I am running into different kinds of problems, doing the put from python. The most recent problem, seems to have to do with library compatibility issues, as I understand it. The error log show problems with iteritems. The happybase manual refers to additional python libraries required for sorted queries, which are not necessary starting from python version 2.7 (I am running 2.7.6).
Did anyone encounter similar problems? Can they be easily fixed or would you recommend using a different interface?
More details
I have hadoop (2.6.0) and hbase (0.98.10 - 2/5/2015) installed and running in stand-alone configuration. They are started up. I can interface with hbase over the shell, create tables, put in values, and scan them.
I can scan and print tables from python over happybase, which shows at least that the connection works. But put always fails. This short example shows the problem:
For the sake of this example, my table is called test (created in the hbase shell). It has one column f1.
hbase(main)> create 't1','f1'
hbase(main)> put 't1','1','f1','hello'
Now python:
>>> import happybase
>>> connection = happybase.Connection('localhost')
>>> table = connection.table('t1')
>>> print(table.row('1')) # {'f1:': 'hello'}
>>> table.put('2',{'f1','hey'}) # fails, see log
Even more details:
Thrift is running.
# hbase thrift start -threadpool
hduser@box> hbase -version
java version "1.8.0_31" Java(TM) SE Runtime Environment (build 1.8.0_31-b13) Java HotSpot(TM) 64-Bit Server VM (build 25.31-b07, mixed mode)
Error log:
---------------------------------------------------------------------------
AttributeError Traceback (most recent call last)

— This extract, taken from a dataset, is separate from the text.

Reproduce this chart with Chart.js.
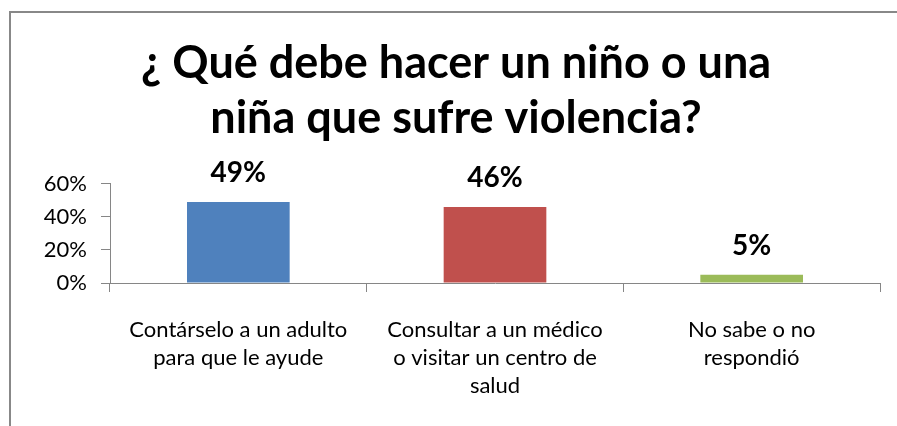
<!DOCTYPE html>
<html>
<head>
<meta charset="utf-8">
<script src="https://cdn.jsdelivr.net/npm/chart.js@4.4.1/dist/chart.umd.min.js"></script>
<style>
  html, body { margin: 0; padding: 0; background: #fff; overflow: hidden; }
  #wrap { position: relative; width: 897px; height: 426px; overflow: hidden; }
  #frame { position: absolute; left: 9px; top: 11px; width: 2000px; height: 2000px; border-left: 2px solid #888; border-top: 2px solid #888; box-sizing: border-box; }
  #c { position: absolute; left: 0; top: 0; }
</style>
</head>
<body>
<div id="wrap">
  <div id="frame"></div>
  <canvas id="c" width="897" height="426"></canvas>
</div>
<script>
const titleLines = ["¿ Qué debe hacer un niño o una", "niña que sufre violencia?"];
const categories = [
  ["Contárselo a un adulto", "para que le ayude"],
  ["Consultar a un médico", "o visitar un centro de", "salud"],
  ["No sabe o no", "respondió"]
];
const values = [0.49, 0.46, 0.05];
const barColors = ["#4F81BD", "#C0504D", "#9BBB59"];
const yTicks = [0, 0.2, 0.4, 0.6];

const FONT = "Lato, 'Open Sans', sans-serif";

/* ── value labels above the bars ── */
const barLabels = {
  id: "barLabels",
  afterDatasetsDraw(chart) {
    const ctx = chart.ctx;
    const meta = chart.getDatasetMeta(0);
    ctx.save();
    ctx.font = "bold 28px " + FONT;
    ctx.fillStyle = "#000";
    ctx.textAlign = "center";
    ctx.textBaseline = "alphabetic";
    meta.data.forEach((bar, i) => {
      ctx.fillText(Math.round(values[i] * 100) + "%", bar.x, bar.y - 20);
    });
    ctx.restore();
  }
};

new Chart(document.getElementById("c"), {
  type: "bar",
  data: {
    labels: categories,
    datasets: [{
      data: values,
      backgroundColor: barColors,
      barPercentage: 0.4,
      categoryPercentage: 1
    }]
  },
  options: {
    responsive: false,
    animation: false,
    layout: { padding: { left: 32, right: 17, top: 28, bottom: 0 } },
    plugins: {
      legend: { display: false },
      tooltip: { enabled: false },
      title: {
        display: true,
        text: titleLines,
        color: "#000",
        font: { family: FONT, size: 45, weight: "bold", lineHeight: 1.244 },
        padding: { top: 7, bottom: 37 }
      }
    },
    scales: {
      x: {
        afterFit(axis) { axis.height = 143; },
        grid: { drawOnChartArea: false, color: "#868686", tickLength: 9 },
        border: { color: "#868686" },
        ticks: { color: "#000", font: { family: FONT, size: 22, lineHeight: 1.27 }, padding: 24, maxRotation: 0, autoSkip: false }
      },
      y: {
        min: 0,
        max: 0.6,
        afterBuildTicks(axis) { axis.ticks = yTicks.map(v => ({ value: v })); },
        afterFit(axis) { axis.width = 78; },
        grid: { drawOnChartArea: false, color: "#868686", tickLength: 9 },
        border: { color: "#868686" },
        ticks: {
          color: "#000",
          font: { family: FONT, size: 22 },
          padding: 14,
          callback: v => Math.round(v * 100) + "%"
        }
      }
    }
  },
  plugins: [barLabels]
});
</script>
</body>
</html>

<ipython-input-15-56dab4cd31ef> in <module>()
----> 1 table.put('2',{'f1','hey'})
/usr/local/lib/python2.7/dist-packages/happybase/table.pyc in put(self, row, data, timestamp, wal)
437 """
438 with self.batch(timestamp=timestamp, wal=wal) as batch:
--> 439 batch.put(row, data)
440
441 def delete(self, row, columns=None, timestamp=None, wal=True):
/usr/local/lib/python2.7/dist-packages/happybase/batch.pyc in put(self, row, data, wal)
81 value=value,
82 writeToWAL=wal)
---> 83 for column, value in data.iteritems())
84
85 self._mutation_count += len(data)
AttributeError: 'set' object has no attribute 'iteritems'
Happybase author here.
This line in your code contains an error:
>>> table.put('2',{'f1','hey'}) # fails, see log
The {'f1', 'hey'}
is a set literal, while you should pass a dict instead. I assume you meant this?
>>> table.put('2',{'f1': 'hey'})